----- Given material -----

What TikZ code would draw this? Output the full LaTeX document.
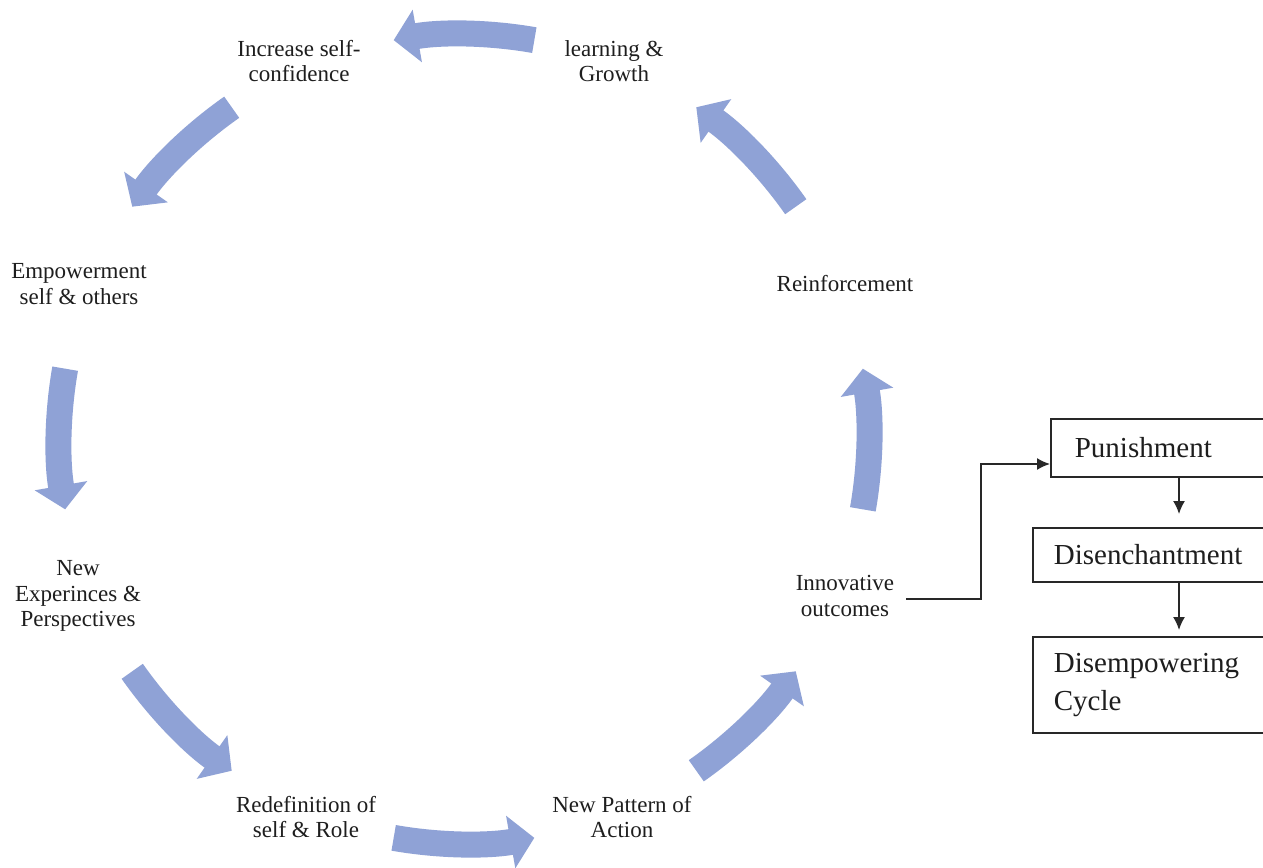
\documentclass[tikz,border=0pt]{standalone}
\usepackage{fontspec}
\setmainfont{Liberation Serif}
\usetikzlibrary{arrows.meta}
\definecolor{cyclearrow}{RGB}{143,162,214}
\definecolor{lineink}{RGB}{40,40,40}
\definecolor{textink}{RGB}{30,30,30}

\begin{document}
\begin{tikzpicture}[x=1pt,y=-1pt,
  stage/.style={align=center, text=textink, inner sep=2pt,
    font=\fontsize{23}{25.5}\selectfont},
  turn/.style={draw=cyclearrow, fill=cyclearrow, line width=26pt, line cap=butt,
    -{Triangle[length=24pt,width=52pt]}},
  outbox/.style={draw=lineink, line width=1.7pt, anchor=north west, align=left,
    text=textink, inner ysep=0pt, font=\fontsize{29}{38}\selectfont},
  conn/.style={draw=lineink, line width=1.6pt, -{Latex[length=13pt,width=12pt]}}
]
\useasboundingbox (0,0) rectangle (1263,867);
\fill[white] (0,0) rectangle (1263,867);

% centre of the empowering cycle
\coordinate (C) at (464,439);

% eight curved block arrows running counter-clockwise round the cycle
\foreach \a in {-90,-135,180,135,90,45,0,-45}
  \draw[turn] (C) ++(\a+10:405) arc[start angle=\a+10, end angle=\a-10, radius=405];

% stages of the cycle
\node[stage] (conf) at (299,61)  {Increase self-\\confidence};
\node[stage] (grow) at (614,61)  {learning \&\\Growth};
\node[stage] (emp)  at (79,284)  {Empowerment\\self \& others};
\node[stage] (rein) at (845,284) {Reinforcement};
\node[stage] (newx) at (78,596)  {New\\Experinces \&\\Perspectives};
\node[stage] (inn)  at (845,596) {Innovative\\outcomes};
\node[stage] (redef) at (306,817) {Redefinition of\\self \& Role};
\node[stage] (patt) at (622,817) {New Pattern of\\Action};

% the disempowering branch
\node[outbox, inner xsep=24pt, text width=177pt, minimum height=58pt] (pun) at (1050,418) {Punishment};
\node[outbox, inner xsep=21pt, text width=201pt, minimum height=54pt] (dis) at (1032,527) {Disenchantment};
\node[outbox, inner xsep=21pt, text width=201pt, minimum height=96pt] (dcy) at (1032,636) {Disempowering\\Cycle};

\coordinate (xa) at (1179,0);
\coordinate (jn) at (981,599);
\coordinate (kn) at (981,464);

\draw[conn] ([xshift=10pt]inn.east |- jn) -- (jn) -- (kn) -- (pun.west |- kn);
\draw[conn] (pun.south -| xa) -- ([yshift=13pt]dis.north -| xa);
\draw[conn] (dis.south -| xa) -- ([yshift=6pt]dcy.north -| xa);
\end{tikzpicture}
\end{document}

-----

Make an exact copy of the lines from the top of the material through the line with "end angle=\a-10, radius=405];", pictures excluded.

What TikZ code would draw this? Output the full LaTeX document.
\documentclass[tikz,border=0pt]{standalone}
\usepackage{fontspec}
\setmainfont{Liberation Serif}
\usetikzlibrary{arrows.meta}
\definecolor{cyclearrow}{RGB}{143,162,214}
\definecolor{lineink}{RGB}{40,40,40}
\definecolor{textink}{RGB}{30,30,30}

\begin{document}
\begin{tikzpicture}[x=1pt,y=-1pt,
  stage/.style={align=center, text=textink, inner sep=2pt,
    font=\fontsize{23}{25.5}\selectfont},
  turn/.style={draw=cyclearrow, fill=cyclearrow, line width=26pt, line cap=butt,
    -{Triangle[length=24pt,width=52pt]}},
  outbox/.style={draw=lineink, line width=1.7pt, anchor=north west, align=left,
    text=textink, inner ysep=0pt, font=\fontsize{29}{38}\selectfont},
  conn/.style={draw=lineink, line width=1.6pt, -{Latex[length=13pt,width=12pt]}}
]
\useasboundingbox (0,0) rectangle (1263,867);
\fill[white] (0,0) rectangle (1263,867);

% centre of the empowering cycle
\coordinate (C) at (464,439);

% eight curved block arrows running counter-clockwise round the cycle
\foreach \a in {-90,-135,180,135,90,45,0,-45}
  \draw[turn] (C) ++(\a+10:405) arc[start angle=\a+10, end angle=\a-10, radius=405];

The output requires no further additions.